Puerto Rico is a relatively small island. As of 2015, its estimated population was 3.47 million, and the baseball community was a tiny fraction of that. Yet, you did not meet Beltran until the day you signed with the Astros in June 2012.

Beltran, then with the Cardinals, was at Minute Maid Park that day. He and catcher Yadier Molina, another native of Puerto Rico, came onto the field to meet you and pose for photos with your family.

The three of you were teammates this past spring during the World Baseball Classic, along with Lindor and another young Puerto Rican star, Javier Baez.

And now Beltran is an Astro.

“I’m a guy who likes to come to the ballpark early and study the pitchers I’m facing that night,” Beltran says. “I tell him, ‘This is what I do. This is what has allowed me to be in this game for such a long time. You’ve got to study the game.
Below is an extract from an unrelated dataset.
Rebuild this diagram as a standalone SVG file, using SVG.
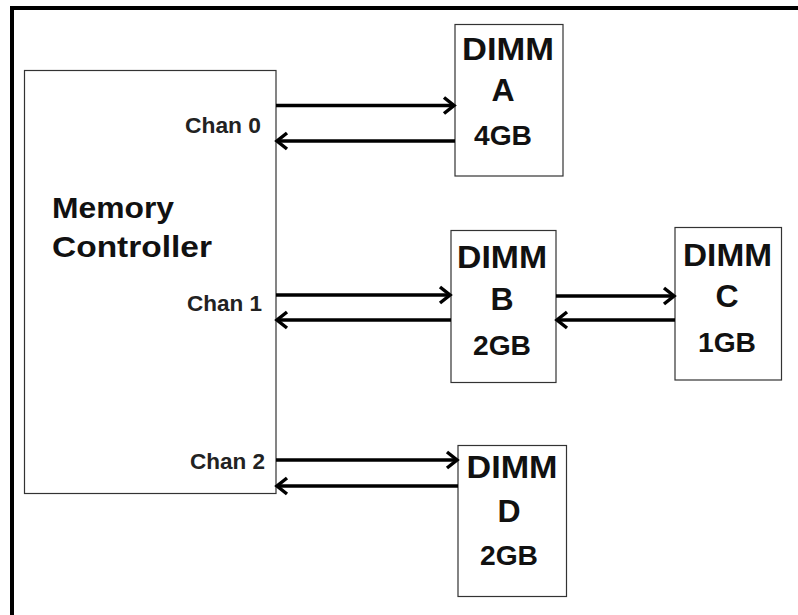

You’ve got to make sure you study not only the starting pitcher, but also the relievers. You have to have a sense of situations that might happen in the game. And when they happen, it’s not new. You lived that moment before.’”

You understand what Beltran is saying. Your teammates and coaches say you absorb information like a sponge. And you know the mental side is a separator for even the very best.

Sometimes you will ask Beltran before an at-bat, “Should I look for a slider?” Beltran will respond, “Go for it, if that’s what you feel you want to do.” And Beltran will relish the moment, knowing that you are a step ahead, that most young players simply react rather than anticipate.

Your manager sees a difference, too.

“He is a touch more aware of the subtleties within the game this year — small things that make him better,” Hinch says.

“Not just his swing, maybe more about his legs. Not just his fielding, more about his footwork on double plays. Not just an at-bat, but how to be productive.

“Some of this how he is built. Some of it is how he’s maturing.”

You were drafted five years ago. You’ve got 15 or more to go.

You’re Carlos Correa, and you’re a professional now.